Information provided:
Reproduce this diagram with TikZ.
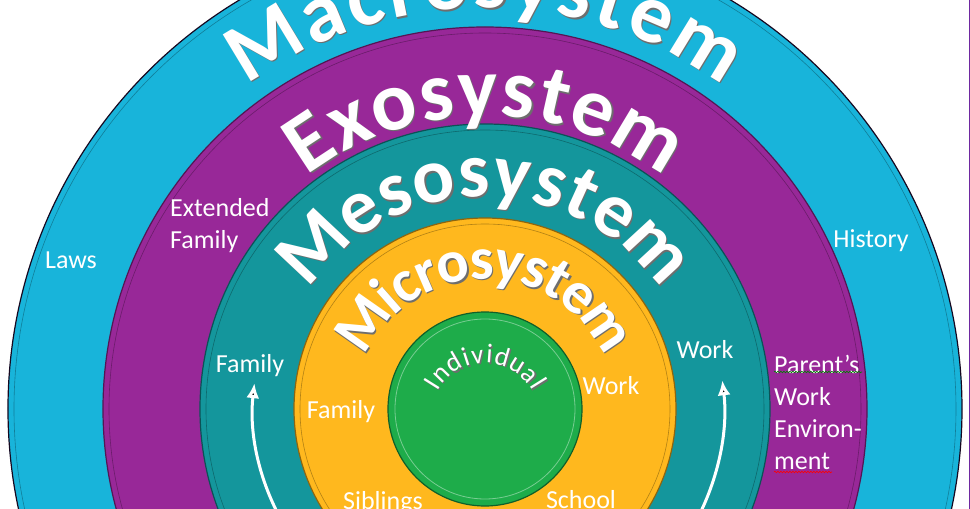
\documentclass[tikz,border=0pt]{standalone}
\usepackage{fontspec}
\setmainfont{Carlito}
\usetikzlibrary{
  arrows.meta,
  decorations.text,
  decorations.pathmorphing
}
\definecolor{macro}{RGB}{24,180,218}
\definecolor{exo}{RGB}{152,40,152}
\definecolor{meso}{RGB}{20,150,156}
\definecolor{micro}{RGB}{255,184,30}
\definecolor{indiv}{RGB}{30,172,74}
\definecolor{embossgray}{RGB}{110,110,110}
\definecolor{frame}{RGB}{110,40,160}

% Fonts for the ring titles.
\newcommand{\macrofont}{\bfseries\fontsize{84}{84}\selectfont}
\newcommand{\exofont}{\bfseries\fontsize{84}{84}\selectfont}
\newcommand{\mesofont}{\bfseries\fontsize{78}{78}\selectfont}
\newcommand{\microfont}{\bfseries\fontsize{60}{60}\selectfont}
\newcommand{\indivfont}{\fontsize{27}{27}\selectfont}

% Title set along an arc through the middle of its letters:
% radius, start angle, end angle, raise, font, text.
\newcommand{\ringtext}[6]{%
  \path[decorate, xshift=1.4pt, yshift=-1.4pt,
        decoration={text along path, text align=fit to path, raise=#4,
                    text color=embossgray, text={|#5|#6}}]
    (#2:#1) arc[start angle=#2, end angle=#3, radius=#1];
  \path[decorate,
        decoration={text along path, text align=fit to path, raise=#4,
                    text color=white, text={|#5|#6}}]
    (#2:#1) arc[start angle=#2, end angle=#3, radius=#1];}

\tikzset{
  % For the filled discs.
  ring/.style={
    fill=#1,
    draw=#1!55!black,
    line width=1.2pt},
%
  % For the thin bevel line inside each disc.
  ring edge/.style={
    draw=#1!70!black,
    line width=0.6pt},
%
  % For the small white labels.
  label/.style={
    text=white,
    font=\fontsize{26}{32}\selectfont,
    inner sep=0pt},
%
  % For the curved arrows of the mesosystem.
  link arrow/.style={
    draw=white,
    line width=3pt,
    -{Latex[length=15pt,width=13pt]}},
%
  % For the spell-check marks.
  squiggle/.style={
    decorate,
    decoration={snake, segment length=3pt, amplitude=0.8pt},
    line width=0.6pt},
}

\begin{document}
\begin{tikzpicture}[x=1pt, y=1pt]
  \useasboundingbox (-485,-100) rectangle (485,409);
  \clip (-485,-100) rectangle (485,409);
  \fill[white] (-485,-100) rectangle (485,409);
  \draw[frame, line width=0.8pt] (484,409) -- (484,-100);

  \draw[ring=macro, draw=black!80!frame] (0,0) circle[radius=477];
  \draw[ring edge=macro] (0,0) circle[radius=471];
  \draw[ring=exo] (0,0) circle[radius=382];
  \draw[ring edge=exo] (0,0) circle[radius=376];
  \draw[ring=meso] (0,0) circle[radius=285];
  \draw[ring edge=meso] (0,0) circle[radius=279];
  \draw[ring=micro] (0,0) circle[radius=191];
  \draw[ring edge=micro] (0,0) circle[radius=185];
  \draw[ring=indiv] (0,0) circle[radius=97];
  \draw[draw=indiv!60!white, line width=0.8pt] (0,0) circle[radius=90];

  \ringtext{428}{126}{54}{-27pt}{\macrofont}{Macrosystem}
  \ringtext{320}{127}{53}{-27pt}{\exofont}{Exosystem}
  \ringtext{237}{145}{35}{-25pt}{\mesofont}{Mesosystem}
  \ringtext{149}{155}{25}{-19pt}{\microfont}{Microsystem}
  \begin{scope}[yshift=-8pt]
    \ringtext{62}{151}{29}{-8pt}{\indivfont}{Individual}
  \end{scope}

  \node[label] (laws) at (-414,149) {Laws};
  \node[label, align=left, anchor=west] (extfamily) at (-315,183)
    {Extended\\Family};
  \node[label] (history) at (386,168) {History};
  \node[label, align=left, anchor=west] (parentwork) at (289,-3)
    {Parent’s\\Work\\Environ-\\ment};

  \node[label] (mesofamily) at (-235,43) {Family};
  \node[label] (mesowork) at (220,59) {Work};

  \node[label] (microfamily) at (-144,-3) {Family};
  \node[label] (microwork) at (126,23) {Work};
  \node[label] (siblings) at (-102,-94) {Siblings};
  \node[label] (school) at (96,-91) {School};

  \draw[link arrow] (215:232) arc[start angle=215, end angle=173.6, radius=232];
  \draw[link arrow] (-30:239) arc[start angle=-30, end angle=6.9, radius=239];

  \draw[squiggle, green!50!black] (289,37) -- (377,37);
  \draw[squiggle, red] (289,-63) -- (347,-63);
\end{tikzpicture}
\end{document}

Task objective: Pictures are excluded; output everything else in the data verbatim.

Result of the task:
Reproduce this diagram with TikZ.
\documentclass[tikz,border=0pt]{standalone}
\usepackage{fontspec}
\setmainfont{Carlito}
\usetikzlibrary{
  arrows.meta,
  decorations.text,
  decorations.pathmorphing
}
\definecolor{macro}{RGB}{24,180,218}
\definecolor{exo}{RGB}{152,40,152}
\definecolor{meso}{RGB}{20,150,156}
\definecolor{micro}{RGB}{255,184,30}
\definecolor{indiv}{RGB}{30,172,74}
\definecolor{embossgray}{RGB}{110,110,110}
\definecolor{frame}{RGB}{110,40,160}

% Fonts for the ring titles.
\newcommand{\macrofont}{\bfseries\fontsize{84}{84}\selectfont}
\newcommand{\exofont}{\bfseries\fontsize{84}{84}\selectfont}
\newcommand{\mesofont}{\bfseries\fontsize{78}{78}\selectfont}
\newcommand{\microfont}{\bfseries\fontsize{60}{60}\selectfont}
\newcommand{\indivfont}{\fontsize{27}{27}\selectfont}

% Title set along an arc through the middle of its letters:
% radius, start angle, end angle, raise, font, text.
\newcommand{\ringtext}[6]{%
  \path[decorate, xshift=1.4pt, yshift=-1.4pt,
        decoration={text along path, text align=fit to path, raise=#4,
                    text color=embossgray, text={|#5|#6}}]
    (#2:#1) arc[start angle=#2, end angle=#3, radius=#1];
  \path[decorate,
        decoration={text along path, text align=fit to path, raise=#4,
                    text color=white, text={|#5|#6}}]
    (#2:#1) arc[start angle=#2, end angle=#3, radius=#1];}

\tikzset{
  % For the filled discs.
  ring/.style={
    fill=#1,
    draw=#1!55!black,
    line width=1.2pt},
%
  % For the thin bevel line inside each disc.
  ring edge/.style={
    draw=#1!70!black,
    line width=0.6pt},
%
  % For the small white labels.
  label/.style={
    text=white,
    font=\fontsize{26}{32}\selectfont,
    inner sep=0pt},
%
  % For the curved arrows of the mesosystem.
  link arrow/.style={
    draw=white,
    line width=3pt,
    -{Latex[length=15pt,width=13pt]}},
%
  % For the spell-check marks.
  squiggle/.style={
    decorate,
    decoration={snake, segment length=3pt, amplitude=0.8pt},
    line width=0.6pt},
}

\begin{document}
\begin{tikzpicture}[x=1pt, y=1pt]
  \useasboundingbox (-485,-100) rectangle (485,409);
  \clip (-485,-100) rectangle (485,409);
  \fill[white] (-485,-100) rectangle (485,409);
  \draw[frame, line width=0.8pt] (484,409) -- (484,-100);

  \draw[ring=macro, draw=black!80!frame] (0,0) circle[radius=477];
  \draw[ring edge=macro] (0,0) circle[radius=471];
  \draw[ring=exo] (0,0) circle[radius=382];
  \draw[ring edge=exo] (0,0) circle[radius=376];
  \draw[ring=meso] (0,0) circle[radius=285];
  \draw[ring edge=meso] (0,0) circle[radius=279];
  \draw[ring=micro] (0,0) circle[radius=191];
  \draw[ring edge=micro] (0,0) circle[radius=185];
  \draw[ring=indiv] (0,0) circle[radius=97];
  \draw[draw=indiv!60!white, line width=0.8pt] (0,0) circle[radius=90];

  \ringtext{428}{126}{54}{-27pt}{\macrofont}{Macrosystem}
  \ringtext{320}{127}{53}{-27pt}{\exofont}{Exosystem}
  \ringtext{237}{145}{35}{-25pt}{\mesofont}{Mesosystem}
  \ringtext{149}{155}{25}{-19pt}{\microfont}{Microsystem}
  \begin{scope}[yshift=-8pt]
    \ringtext{62}{151}{29}{-8pt}{\indivfont}{Individual}
  \end{scope}

  \node[label] (laws) at (-414,149) {Laws};
  \node[label, align=left, anchor=west] (extfamily) at (-315,183)
    {Extended\\Family};
  \node[label] (history) at (386,168) {History};
  \node[label, align=left, anchor=west] (parentwork) at (289,-3)
    {Parent’s\\Work\\Environ-\\ment};

  \node[label] (mesofamily) at (-235,43) {Family};
  \node[label] (mesowork) at (220,59) {Work};

  \node[label] (microfamily) at (-144,-3) {Family};
  \node[label] (microwork) at (126,23) {Work};
  \node[label] (siblings) at (-102,-94) {Siblings};
  \node[label] (school) at (96,-91) {School};

  \draw[link arrow] (215:232) arc[start angle=215, end angle=173.6, radius=232];
  \draw[link arrow] (-30:239) arc[start angle=-30, end angle=6.9, radius=239];

  \draw[squiggle, green!50!black] (289,37) -- (377,37);
  \draw[squiggle, red] (289,-63) -- (347,-63);
\end{tikzpicture}
\end{document}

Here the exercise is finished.